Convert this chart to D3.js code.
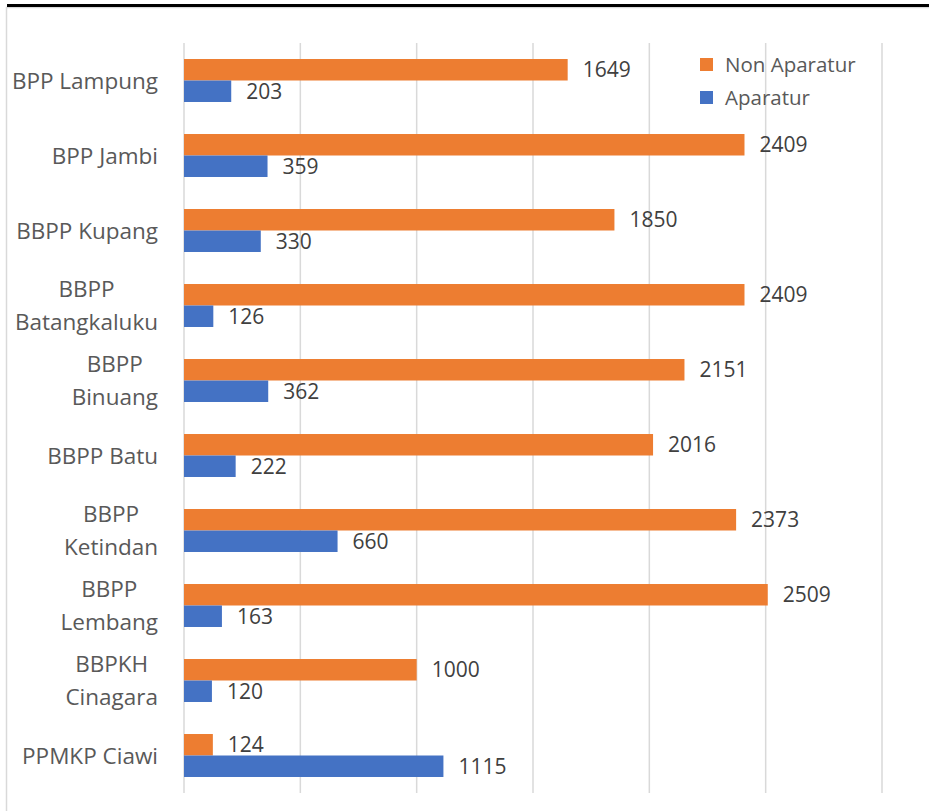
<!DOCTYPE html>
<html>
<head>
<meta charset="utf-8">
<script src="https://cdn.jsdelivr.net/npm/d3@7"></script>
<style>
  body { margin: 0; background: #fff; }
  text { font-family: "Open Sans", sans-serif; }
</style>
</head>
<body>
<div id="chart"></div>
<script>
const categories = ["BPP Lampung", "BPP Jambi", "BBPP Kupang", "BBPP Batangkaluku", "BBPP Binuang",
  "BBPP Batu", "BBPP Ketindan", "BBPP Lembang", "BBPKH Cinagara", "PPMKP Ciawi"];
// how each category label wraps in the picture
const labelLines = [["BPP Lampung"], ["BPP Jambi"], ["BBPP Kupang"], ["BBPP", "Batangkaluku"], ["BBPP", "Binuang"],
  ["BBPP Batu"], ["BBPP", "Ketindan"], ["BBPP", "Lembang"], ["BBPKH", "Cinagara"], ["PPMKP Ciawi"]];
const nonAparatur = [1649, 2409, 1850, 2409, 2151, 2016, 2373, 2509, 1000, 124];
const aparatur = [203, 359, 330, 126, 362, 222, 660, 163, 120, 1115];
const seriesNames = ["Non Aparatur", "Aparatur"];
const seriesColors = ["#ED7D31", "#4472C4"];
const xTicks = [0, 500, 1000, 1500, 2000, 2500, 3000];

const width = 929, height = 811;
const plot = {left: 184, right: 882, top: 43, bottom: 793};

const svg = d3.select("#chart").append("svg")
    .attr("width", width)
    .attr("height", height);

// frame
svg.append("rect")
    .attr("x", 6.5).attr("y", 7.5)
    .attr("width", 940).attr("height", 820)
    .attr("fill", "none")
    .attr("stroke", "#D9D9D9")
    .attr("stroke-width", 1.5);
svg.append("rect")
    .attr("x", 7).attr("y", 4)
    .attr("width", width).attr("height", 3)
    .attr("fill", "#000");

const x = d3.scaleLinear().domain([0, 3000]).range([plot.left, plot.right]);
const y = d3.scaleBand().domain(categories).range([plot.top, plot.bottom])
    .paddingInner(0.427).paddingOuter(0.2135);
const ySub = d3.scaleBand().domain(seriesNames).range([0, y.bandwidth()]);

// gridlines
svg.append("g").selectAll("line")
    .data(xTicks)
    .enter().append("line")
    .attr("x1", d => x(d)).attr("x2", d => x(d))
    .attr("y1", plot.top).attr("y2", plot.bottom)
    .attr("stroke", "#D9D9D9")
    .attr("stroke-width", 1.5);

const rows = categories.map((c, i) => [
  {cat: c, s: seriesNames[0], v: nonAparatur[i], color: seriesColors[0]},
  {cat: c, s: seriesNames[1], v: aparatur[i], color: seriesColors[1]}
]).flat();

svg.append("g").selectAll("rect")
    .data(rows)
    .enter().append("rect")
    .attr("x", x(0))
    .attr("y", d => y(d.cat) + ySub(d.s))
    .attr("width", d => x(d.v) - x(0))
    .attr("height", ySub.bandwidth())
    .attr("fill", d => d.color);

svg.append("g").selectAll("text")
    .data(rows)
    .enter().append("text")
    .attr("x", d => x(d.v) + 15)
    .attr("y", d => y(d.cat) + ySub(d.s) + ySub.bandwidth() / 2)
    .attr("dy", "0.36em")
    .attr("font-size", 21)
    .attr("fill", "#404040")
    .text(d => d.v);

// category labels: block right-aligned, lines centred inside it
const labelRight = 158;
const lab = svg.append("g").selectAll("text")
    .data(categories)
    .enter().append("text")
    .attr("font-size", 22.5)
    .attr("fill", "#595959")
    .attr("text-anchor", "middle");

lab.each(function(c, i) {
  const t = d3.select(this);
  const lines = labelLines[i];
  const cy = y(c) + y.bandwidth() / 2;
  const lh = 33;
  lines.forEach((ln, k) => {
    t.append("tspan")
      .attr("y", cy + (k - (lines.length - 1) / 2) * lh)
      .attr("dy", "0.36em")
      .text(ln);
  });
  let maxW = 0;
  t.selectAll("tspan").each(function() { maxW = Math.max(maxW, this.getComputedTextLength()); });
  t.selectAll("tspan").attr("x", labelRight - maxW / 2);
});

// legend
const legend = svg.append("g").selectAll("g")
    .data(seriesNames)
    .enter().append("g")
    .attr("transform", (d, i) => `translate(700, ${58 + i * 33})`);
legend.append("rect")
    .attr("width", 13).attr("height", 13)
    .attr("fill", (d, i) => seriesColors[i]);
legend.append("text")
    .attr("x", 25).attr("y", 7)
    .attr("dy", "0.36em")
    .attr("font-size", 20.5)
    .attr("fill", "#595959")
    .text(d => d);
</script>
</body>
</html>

== == ==

SET TASK: Write out the listing above again, exactly, but with no pictures in the copy.

RESULT OF THIS EXERCISE:
Convert this chart to D3.js code.
<!DOCTYPE html>
<html>
<head>
<meta charset="utf-8">
<script src="https://cdn.jsdelivr.net/npm/d3@7"></script>
<style>
  body { margin: 0; background: #fff; }
  text { font-family: "Open Sans", sans-serif; }
</style>
</head>
<body>
<div id="chart"></div>
<script>
const categories = ["BPP Lampung", "BPP Jambi", "BBPP Kupang", "BBPP Batangkaluku", "BBPP Binuang",
  "BBPP Batu", "BBPP Ketindan", "BBPP Lembang", "BBPKH Cinagara", "PPMKP Ciawi"];
// how each category label wraps in the picture
const labelLines = [["BPP Lampung"], ["BPP Jambi"], ["BBPP Kupang"], ["BBPP", "Batangkaluku"], ["BBPP", "Binuang"],
  ["BBPP Batu"], ["BBPP", "Ketindan"], ["BBPP", "Lembang"], ["BBPKH", "Cinagara"], ["PPMKP Ciawi"]];
const nonAparatur = [1649, 2409, 1850, 2409, 2151, 2016, 2373, 2509, 1000, 124];
const aparatur = [203, 359, 330, 126, 362, 222, 660, 163, 120, 1115];
const seriesNames = ["Non Aparatur", "Aparatur"];
const seriesColors = ["#ED7D31", "#4472C4"];
const xTicks = [0, 500, 1000, 1500, 2000, 2500, 3000];

const width = 929, height = 811;
const plot = {left: 184, right: 882, top: 43, bottom: 793};

const svg = d3.select("#chart").append("svg")
    .attr("width", width)
    .attr("height", height);

// frame
svg.append("rect")
    .attr("x", 6.5).attr("y", 7.5)
    .attr("width", 940).attr("height", 820)
    .attr("fill", "none")
    .attr("stroke", "#D9D9D9")
    .attr("stroke-width", 1.5);
svg.append("rect")
    .attr("x", 7).attr("y", 4)
    .attr("width", width).attr("height", 3)
    .attr("fill", "#000");

const x = d3.scaleLinear().domain([0, 3000]).range([plot.left, plot.right]);
const y = d3.scaleBand().domain(categories).range([plot.top, plot.bottom])
    .paddingInner(0.427).paddingOuter(0.2135);
const ySub = d3.scaleBand().domain(seriesNames).range([0, y.bandwidth()]);

// gridlines
svg.append("g").selectAll("line")
    .data(xTicks)
    .enter().append("line")
    .attr("x1", d => x(d)).attr("x2", d => x(d))
    .attr("y1", plot.top).attr("y2", plot.bottom)
    .attr("stroke", "#D9D9D9")
    .attr("stroke-width", 1.5);

const rows = categories.map((c, i) => [
  {cat: c, s: seriesNames[0], v: nonAparatur[i], color: seriesColors[0]},
  {cat: c, s: seriesNames[1], v: aparatur[i], color: seriesColors[1]}
]).flat();

svg.append("g").selectAll("rect")
    .data(rows)
    .enter().append("rect")
    .attr("x", x(0))
    .attr("y", d => y(d.cat) + ySub(d.s))
    .attr("width", d => x(d.v) - x(0))
    .attr("height", ySub.bandwidth())
    .attr("fill", d => d.color);

svg.append("g").selectAll("text")
    .data(rows)
    .enter().append("text")
    .attr("x", d => x(d.v) + 15)
    .attr("y", d => y(d.cat) + ySub(d.s) + ySub.bandwidth() / 2)
    .attr("dy", "0.36em")
    .attr("font-size", 21)
    .attr("fill", "#404040")
    .text(d => d.v);

// category labels: block right-aligned, lines centred inside it
const labelRight = 158;
const lab = svg.append("g").selectAll("text")
    .data(categories)
    .enter().append("text")
    .attr("font-size", 22.5)
    .attr("fill", "#595959")
    .attr("text-anchor", "middle");

lab.each(function(c, i) {
  const t = d3.select(this);
  const lines = labelLines[i];
  const cy = y(c) + y.bandwidth() / 2;
  const lh = 33;
  lines.forEach((ln, k) => {
    t.append("tspan")
      .attr("y", cy + (k - (lines.length - 1) / 2) * lh)
      .attr("dy", "0.36em")
      .text(ln);
  });
  let maxW = 0;
  t.selectAll("tspan").each(function() { maxW = Math.max(maxW, this.getComputedTextLength()); });
  t.selectAll("tspan").attr("x", labelRight - maxW / 2);
});

// legend
const legend = svg.append("g").selectAll("g")
    .data(seriesNames)
    .enter().append("g")
    .attr("transform", (d, i) => `translate(700, ${58 + i * 33})`);
legend.append("rect")
    .attr("width", 13).attr("height", 13)
    .attr("fill", (d, i) => seriesColors[i]);
legend.append("text")
    .attr("x", 25).attr("y", 7)
    .attr("dy", "0.36em")
    .attr("font-size", 20.5)
    .attr("fill", "#595959")
    .text(d => d);
</script>
</body>
</html>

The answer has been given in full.